Mead Corp. v. Tilley
Headline: Pension allocation rule limited: Court rules allocation provision does not force employers to pay unreduced early-retirement benefits before reclaiming leftover plan funds, reversing the appeals court and sending alternate claims back for review.
Holding: The Court held that §4044(a)(6) does not create new benefit entitlements and does not require unpaid unreduced early retirement benefits to be paid before an employer may recoup surplus plan assets.
- Limits claims that unaccrued early-retirement subsidies must be paid before employers reclaim surplus funds.
- Requires courts to consult PBGC and IRS before deciding unresolved pension liability questions.
- Leaves open whether benefits are accrued or constitute plan liabilities.
Summary
Background
Mead Corporation, the employer, funded a defined-benefit pension for Lynchburg Foundry workers. The plan promised unreduced early retirement to employees with 30+ years who retire after age 62. Mead sold the foundry and terminated the plan in 1983. It paid participants the present value of normal retirement benefits; four employees had 30+ years and a fifth had 28, but none had reached 62. After those payments, nearly $11 million remained and Mead reclaimed the surplus.

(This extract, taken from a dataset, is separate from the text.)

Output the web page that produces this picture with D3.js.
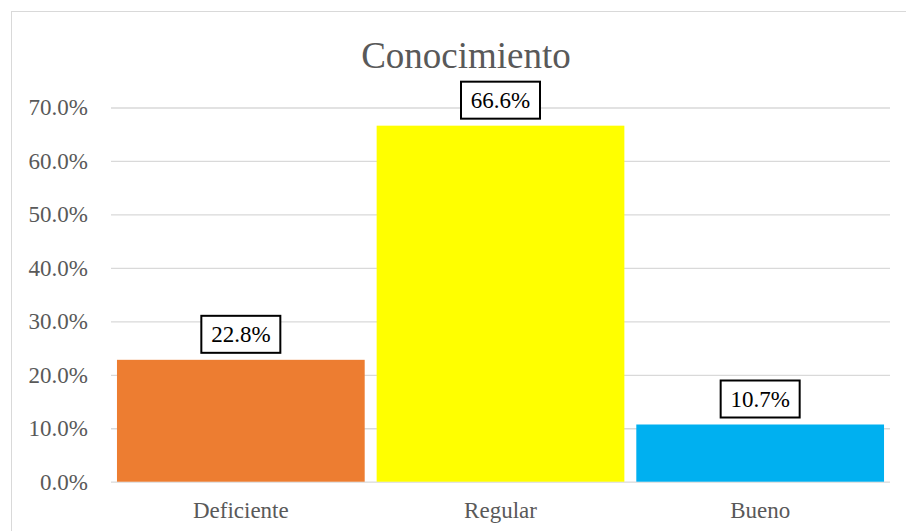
<!DOCTYPE html>
<html><head><meta charset="utf-8">
<script src="https://cdn.jsdelivr.net/npm/d3@7"></script>
<style>body{margin:0;background:#fff}svg{display:block}svg text{font-family:"Liberation Serif","Times New Roman",serif !important}</style>
</head><body>
<svg id="c" width="906" height="531"></svg>
<script>
const categories = ["Deficiente", "Regular", "Bueno"];
const values = [0.228, 0.666, 0.107];
const colors = ["#ED7D31", "#FFFF00", "#00B0F0"];
const tickValues = [0, 0.1, 0.2, 0.3, 0.4, 0.5, 0.6, 0.7];
const title = "Conocimiento";
const FONT = '"Liberation Serif","Times New Roman",serif';

const svg = d3.select("#c");
svg.append("rect").attr("x", 11.5).attr("y", 11.5).attr("width", 906).attr("height", 540)
  .attr("fill", "#fff").attr("stroke", "#d9d9d9").attr("stroke-width", 1);

const x0 = 111, x1 = 890, yBottom = 481.7, yTop = 107.5;
const y = d3.scaleLinear().domain([0, 0.7]).range([yBottom, yTop]);
const x = d3.scaleBand().domain(categories).range([x0, x1]).paddingInner(0.046).paddingOuter(0.023);

const yAxis = svg.append("g").attr("transform", `translate(${x0},0)`)
  .call(d3.axisLeft(y).tickValues(tickValues).tickSize(-(x1 - x0)).tickPadding(23).tickFormat(d3.format(".1%")));
yAxis.attr("font-family", FONT);
yAxis.select(".domain").remove();
yAxis.selectAll(".tick line").attr("stroke", "#d9d9d9").attr("stroke-width", 1.3);
yAxis.selectAll(".tick text").attr("fill", "#595959").style("font-size", "23px").style("font-family", FONT);

svg.append("g").selectAll("rect").data(categories).join("rect")
  .attr("x", d => x(d)).attr("width", x.bandwidth())
  .attr("y", (d, i) => y(values[i])).attr("height", (d, i) => yBottom - y(values[i]))
  .attr("fill", (d, i) => colors[i]);

const xAxis = svg.append("g").attr("transform", `translate(0,${yBottom})`)
  .call(d3.axisBottom(x).tickSize(0).tickPadding(20));
xAxis.attr("font-family", FONT);
xAxis.select(".domain").remove();
xAxis.selectAll(".tick text").attr("fill", "#595959").style("font-size", "23px").style("font-family", FONT);

const lab = svg.append("g").selectAll("g").data(categories).join("g")
  .attr("transform", (d, i) => `translate(${x(d) + x.bandwidth() / 2},${y(values[i]) - 25.5})`);
lab.append("rect").attr("x", -39.5).attr("y", -18.5).attr("width", 79).attr("height", 37)
  .attr("fill", "#fff").attr("stroke", "#000").attr("stroke-width", 2);
lab.append("text").attr("text-anchor", "middle").attr("dy", "0.35em").style("font-size", "23px")
  .style("font-family", FONT).attr("fill", "#000").text((d, i) => d3.format(".1%")(values[i]));

svg.append("text").attr("x", 466).attr("y", 68).attr("text-anchor", "middle")
  .style("font-size", "37px").style("font-family", FONT).attr("fill", "#595959").text(title);
</script>
</body></html>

The employees sued under ERISA claiming unreduced early retirement benefits should be paid before any reversion. A federal appeals court agreed under Section 4044(a)(6); the Supreme Court granted review.
Reasoning
The Court framed the question as whether Section 4044(a)(6) creates benefit entitlements or only orders how existing plan benefits are allocated on termination. It held that §4044(a) is merely an allocation mechanism and does not itself grant unaccrued benefits. The opinion relied on the statute’s language and structure and noted that the PBGC, Labor Department, and IRS view category 6 as limited to benefits created elsewhere. Because the appeals court had rested on §4044(a)(6), the Supreme Court reversed and remanded to let the lower court address other theories (accrued-benefit status or statutory liabilities) with agency input.
Real world impact
Practically, the ruling means plan termination rules do not automatically force employers to pay unreduced early-retirement subsidies that were not earned under the plan's terms. Employers reclaiming surplus may therefore keep leftover assets in many cases. But the Court did not decide whether those benefits qualify as accrued benefits or plan liabilities; it remanded those questions and asked the lower court to consider agency views, so outcomes could still change.
Dissents or concurrances
Justice Stevens dissented, arguing the employees' unreduced early-retirement rights were contingent liabilities that the plan and ERISA require be satisfied before surplus assets revert to the employer; he would have affirmed the appeals court.